5. Most of the nineties-era oligarchs still operate inside Russia and continue to transfer hundreds of billions in off-shore banks. Except three or four examples, such as Berezovsky, Gusinsky and ex-Yukos-Chairman Kohodorkovsky, there has been no systematic attempt to bring organized crime heads to justice. This makes one wonder if Putin has really been sincere in dealing with oligarchs or if the Yukos affair was merely a ploy to neutralize Russian public resentment.

6. Both the state-owned and private oil and gas companies such as Gazprom, Rosneft, TNK-BP and Lukoil lack transparency, public accountability and public scrutiny. It is unclear how privatization and a lack of transparency benefits Russian public interests. Norway and Malaysia's examples show that transparent state ownership of natural resources remains the best success story so far.

7. Although this sounds like a conspiracy theory, one cannot help but be deeply suspicious as to why Russia's more than $600 billion in reserves and possibly another hundreds of billions in oligarchs' off-shore accounts have not been tapped for investment in Russia's decaying infrastructure, healthcare and education, despite the appalling death rate and poverty. Why inflation, for instance--especially in the agricultural sector--is being blamed on money supply, when it is the shortage and monopolistic mark-ups that seem to be the cause.

8. It is hard to pin the blame on Americans, Obama or McCain, Democrats or Republicans, when sustained socioeconomic crises and looting are Russia is being caused by Russian oligarchs, under the very nose of Putin and Kremlin, possibly with their tacit approval. External influence on Russia is probably much less responsible for Russia's problems than internal state and non-state actors.

In other words, the greatest threats to Russia are from their own corrupt private-oligarchs and kremlin-oligarchs, rather than from the American elite.

Sanjay Singh

Cambridge, MA

Sep 9 2008 - 2:32pm

Web Letter

I just saw the author on Washington Journal, and I am generally in agreement with his positions. However, I am a nationalist, though not a chauvinist, and feel quite comfortable with other cultures. As we have seen in our recent history, it is difficult enough to keep a nation on track, and micromanaging other nations is impossible. I too am from the South and have similarly been preoccupied with change.

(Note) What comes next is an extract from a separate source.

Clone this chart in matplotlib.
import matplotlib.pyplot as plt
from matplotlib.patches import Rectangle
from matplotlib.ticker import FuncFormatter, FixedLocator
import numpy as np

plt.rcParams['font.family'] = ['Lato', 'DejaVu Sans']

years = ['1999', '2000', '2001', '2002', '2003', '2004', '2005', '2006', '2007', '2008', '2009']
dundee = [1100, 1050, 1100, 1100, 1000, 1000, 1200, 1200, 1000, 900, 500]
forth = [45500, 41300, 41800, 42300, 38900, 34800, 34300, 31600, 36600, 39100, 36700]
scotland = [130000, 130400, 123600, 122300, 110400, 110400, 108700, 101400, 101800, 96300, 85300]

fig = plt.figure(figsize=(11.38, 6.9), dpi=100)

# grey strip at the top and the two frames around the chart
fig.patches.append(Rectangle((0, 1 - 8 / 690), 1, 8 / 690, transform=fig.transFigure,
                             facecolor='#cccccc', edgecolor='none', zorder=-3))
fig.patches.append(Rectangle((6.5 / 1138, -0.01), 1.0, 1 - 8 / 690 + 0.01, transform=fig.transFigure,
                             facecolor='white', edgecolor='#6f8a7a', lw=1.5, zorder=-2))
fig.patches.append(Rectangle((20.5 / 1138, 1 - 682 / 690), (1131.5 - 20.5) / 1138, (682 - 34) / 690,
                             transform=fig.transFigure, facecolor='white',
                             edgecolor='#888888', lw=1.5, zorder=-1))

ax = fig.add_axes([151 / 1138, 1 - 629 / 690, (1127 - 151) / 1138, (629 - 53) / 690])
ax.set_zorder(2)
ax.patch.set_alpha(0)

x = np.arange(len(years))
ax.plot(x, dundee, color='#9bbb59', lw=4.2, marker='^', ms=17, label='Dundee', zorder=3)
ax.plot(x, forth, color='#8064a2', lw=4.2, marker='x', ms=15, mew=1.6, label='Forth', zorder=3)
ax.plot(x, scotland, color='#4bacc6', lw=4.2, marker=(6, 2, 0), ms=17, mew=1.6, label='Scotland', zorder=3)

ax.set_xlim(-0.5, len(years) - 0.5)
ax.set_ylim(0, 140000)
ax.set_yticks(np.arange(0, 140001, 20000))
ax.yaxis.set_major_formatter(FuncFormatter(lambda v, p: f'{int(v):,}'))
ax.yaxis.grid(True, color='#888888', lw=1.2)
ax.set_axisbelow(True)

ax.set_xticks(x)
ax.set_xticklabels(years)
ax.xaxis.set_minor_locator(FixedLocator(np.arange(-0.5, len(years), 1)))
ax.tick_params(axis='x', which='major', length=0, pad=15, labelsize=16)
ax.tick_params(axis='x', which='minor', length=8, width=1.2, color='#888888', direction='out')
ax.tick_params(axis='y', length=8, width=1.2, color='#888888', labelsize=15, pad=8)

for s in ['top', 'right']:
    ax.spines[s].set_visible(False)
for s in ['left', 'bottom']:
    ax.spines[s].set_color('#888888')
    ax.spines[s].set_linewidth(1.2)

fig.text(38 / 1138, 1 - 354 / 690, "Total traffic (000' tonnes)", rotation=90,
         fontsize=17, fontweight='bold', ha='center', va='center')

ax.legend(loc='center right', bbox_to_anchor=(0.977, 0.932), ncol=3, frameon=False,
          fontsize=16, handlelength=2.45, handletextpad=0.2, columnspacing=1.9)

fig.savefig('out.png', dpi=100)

The gentleman from Georgia asked why we were close to China and not close to Russia. Our present relationship with China is not complicated. It is based on greed. China has, to some extent, bought into "free trade" and supplied cheap labor for the Multinationals to use to drive down wages in other countries. As Cohen has noted, Russia is very nationalist and will not roll over for the Multinationals. Russia would be the Bush Administration's best friend if it opened up and let the multinational rape that country.

Pervis J. Casey

Riverside, CA

Jul 7 2008 - 12:50pm

Web Letter

I fail to understand why our attitudes towards Russia are little different from our attitudes towards the USSR. Russia is an important state and much closer to our objectives and values than the alien Chinese or Indians. We should try to be friends with Russia instead of the policies we are pursuing. An animus against Russia pervades not only our political elites but also the media. I guess it is hard to end attitudes born in 1917 and 1948, no matter how counterproductive and unfair they are.